INPUT FOR THIS TASK
****

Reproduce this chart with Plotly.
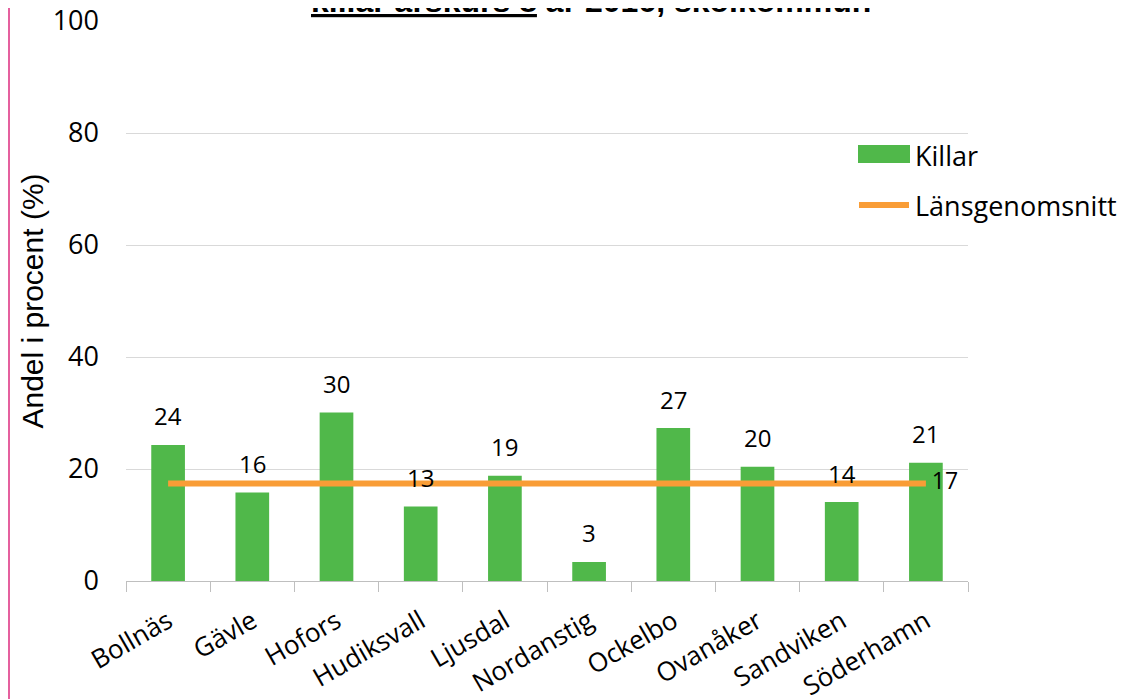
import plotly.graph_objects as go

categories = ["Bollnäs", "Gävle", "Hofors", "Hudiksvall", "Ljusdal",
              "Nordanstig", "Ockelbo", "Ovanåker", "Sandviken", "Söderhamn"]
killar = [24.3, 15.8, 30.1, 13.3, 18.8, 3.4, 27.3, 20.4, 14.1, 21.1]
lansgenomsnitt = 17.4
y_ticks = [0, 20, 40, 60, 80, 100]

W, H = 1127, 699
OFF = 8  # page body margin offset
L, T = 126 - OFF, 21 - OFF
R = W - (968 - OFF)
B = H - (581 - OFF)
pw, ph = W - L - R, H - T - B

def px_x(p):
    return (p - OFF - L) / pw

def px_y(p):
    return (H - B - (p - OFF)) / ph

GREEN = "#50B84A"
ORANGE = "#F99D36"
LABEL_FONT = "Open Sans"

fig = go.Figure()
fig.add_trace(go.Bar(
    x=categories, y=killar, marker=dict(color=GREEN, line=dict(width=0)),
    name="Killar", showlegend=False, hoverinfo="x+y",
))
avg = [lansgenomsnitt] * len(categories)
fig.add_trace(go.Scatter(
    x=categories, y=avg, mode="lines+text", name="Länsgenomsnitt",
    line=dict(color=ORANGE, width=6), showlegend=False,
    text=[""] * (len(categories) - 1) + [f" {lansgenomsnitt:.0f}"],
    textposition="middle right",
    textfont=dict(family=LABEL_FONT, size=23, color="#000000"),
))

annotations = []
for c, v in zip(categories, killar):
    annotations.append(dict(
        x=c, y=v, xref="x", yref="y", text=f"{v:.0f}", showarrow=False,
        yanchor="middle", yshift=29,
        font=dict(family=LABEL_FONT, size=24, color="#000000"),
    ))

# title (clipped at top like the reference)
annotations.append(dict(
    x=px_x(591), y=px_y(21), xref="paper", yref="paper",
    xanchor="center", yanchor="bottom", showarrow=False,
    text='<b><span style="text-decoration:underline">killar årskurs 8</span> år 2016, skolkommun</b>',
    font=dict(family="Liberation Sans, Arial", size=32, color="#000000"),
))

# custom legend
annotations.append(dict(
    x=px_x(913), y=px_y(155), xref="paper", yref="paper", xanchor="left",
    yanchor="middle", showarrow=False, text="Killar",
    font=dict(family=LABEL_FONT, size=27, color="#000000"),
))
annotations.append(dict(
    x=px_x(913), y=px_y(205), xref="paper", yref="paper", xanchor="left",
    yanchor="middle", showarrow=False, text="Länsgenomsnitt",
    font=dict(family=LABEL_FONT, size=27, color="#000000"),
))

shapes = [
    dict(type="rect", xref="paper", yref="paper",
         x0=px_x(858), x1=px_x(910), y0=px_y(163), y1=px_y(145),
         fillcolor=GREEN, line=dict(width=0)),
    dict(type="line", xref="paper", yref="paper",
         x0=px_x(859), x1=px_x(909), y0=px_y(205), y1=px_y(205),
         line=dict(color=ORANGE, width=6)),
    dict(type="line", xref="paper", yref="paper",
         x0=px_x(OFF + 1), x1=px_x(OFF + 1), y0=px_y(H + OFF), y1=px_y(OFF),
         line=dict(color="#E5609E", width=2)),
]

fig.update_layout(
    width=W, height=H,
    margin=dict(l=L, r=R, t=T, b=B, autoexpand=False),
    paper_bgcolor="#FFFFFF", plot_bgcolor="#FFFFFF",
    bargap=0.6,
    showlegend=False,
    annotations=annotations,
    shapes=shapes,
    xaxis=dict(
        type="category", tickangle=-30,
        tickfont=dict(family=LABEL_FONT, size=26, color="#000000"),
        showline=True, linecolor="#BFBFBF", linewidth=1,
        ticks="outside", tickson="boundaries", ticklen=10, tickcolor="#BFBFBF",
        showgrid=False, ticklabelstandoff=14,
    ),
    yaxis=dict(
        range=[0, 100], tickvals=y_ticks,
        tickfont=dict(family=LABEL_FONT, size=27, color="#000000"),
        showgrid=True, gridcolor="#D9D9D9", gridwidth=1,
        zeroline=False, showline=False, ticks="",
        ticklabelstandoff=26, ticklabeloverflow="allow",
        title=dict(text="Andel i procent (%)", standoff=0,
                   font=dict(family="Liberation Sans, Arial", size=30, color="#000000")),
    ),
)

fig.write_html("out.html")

****

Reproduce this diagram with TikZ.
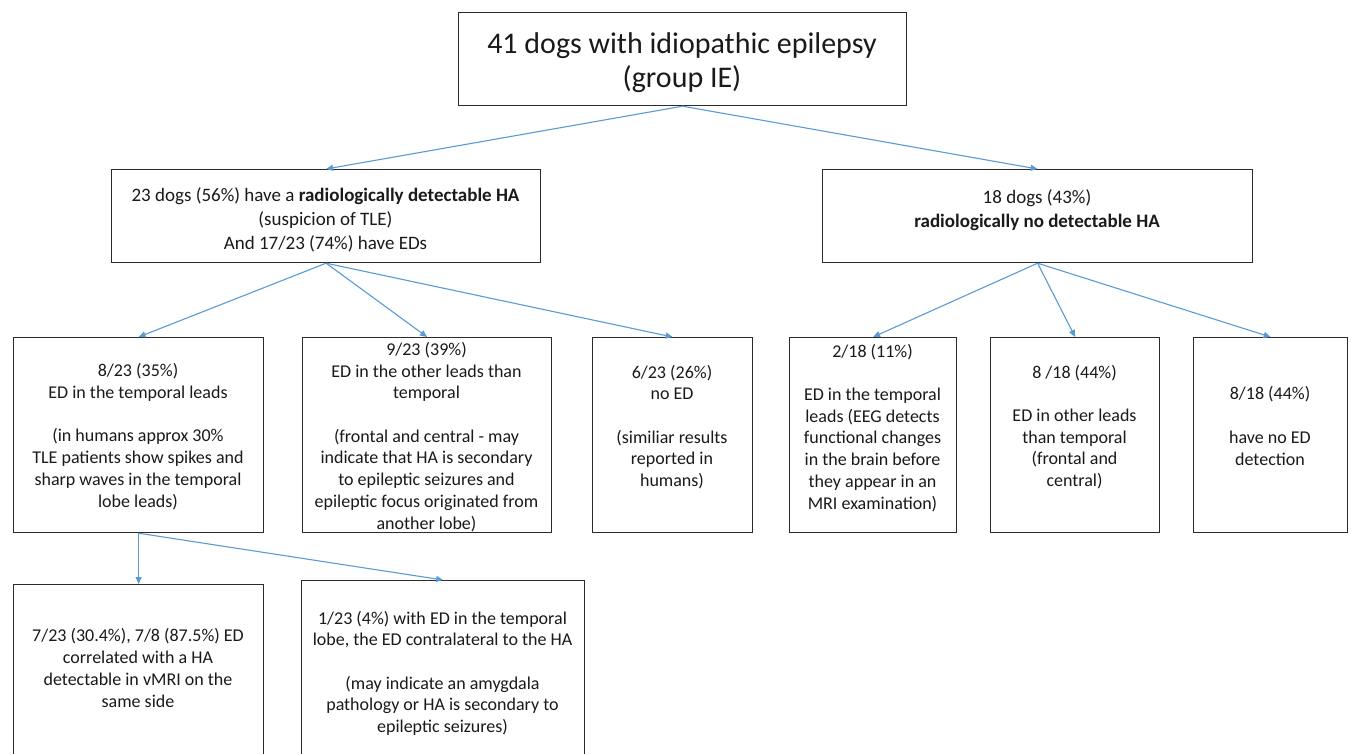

****

DESCRIPTION OF THE TASK
Can you give again only the lines between the one containing "Reproduce this chart with Plotly." and the one containing "y_ticks = [0, 20, 40, 60, 80, 100]", counting both, exactly as they appear and without any pictures?

EXERCISE OUTPUT
Reproduce this chart with Plotly.
import plotly.graph_objects as go

categories = ["Bollnäs", "Gävle", "Hofors", "Hudiksvall", "Ljusdal",
              "Nordanstig", "Ockelbo", "Ovanåker", "Sandviken", "Söderhamn"]
killar = [24.3, 15.8, 30.1, 13.3, 18.8, 3.4, 27.3, 20.4, 14.1, 21.1]
lansgenomsnitt = 17.4
y_ticks = [0, 20, 40, 60, 80, 100]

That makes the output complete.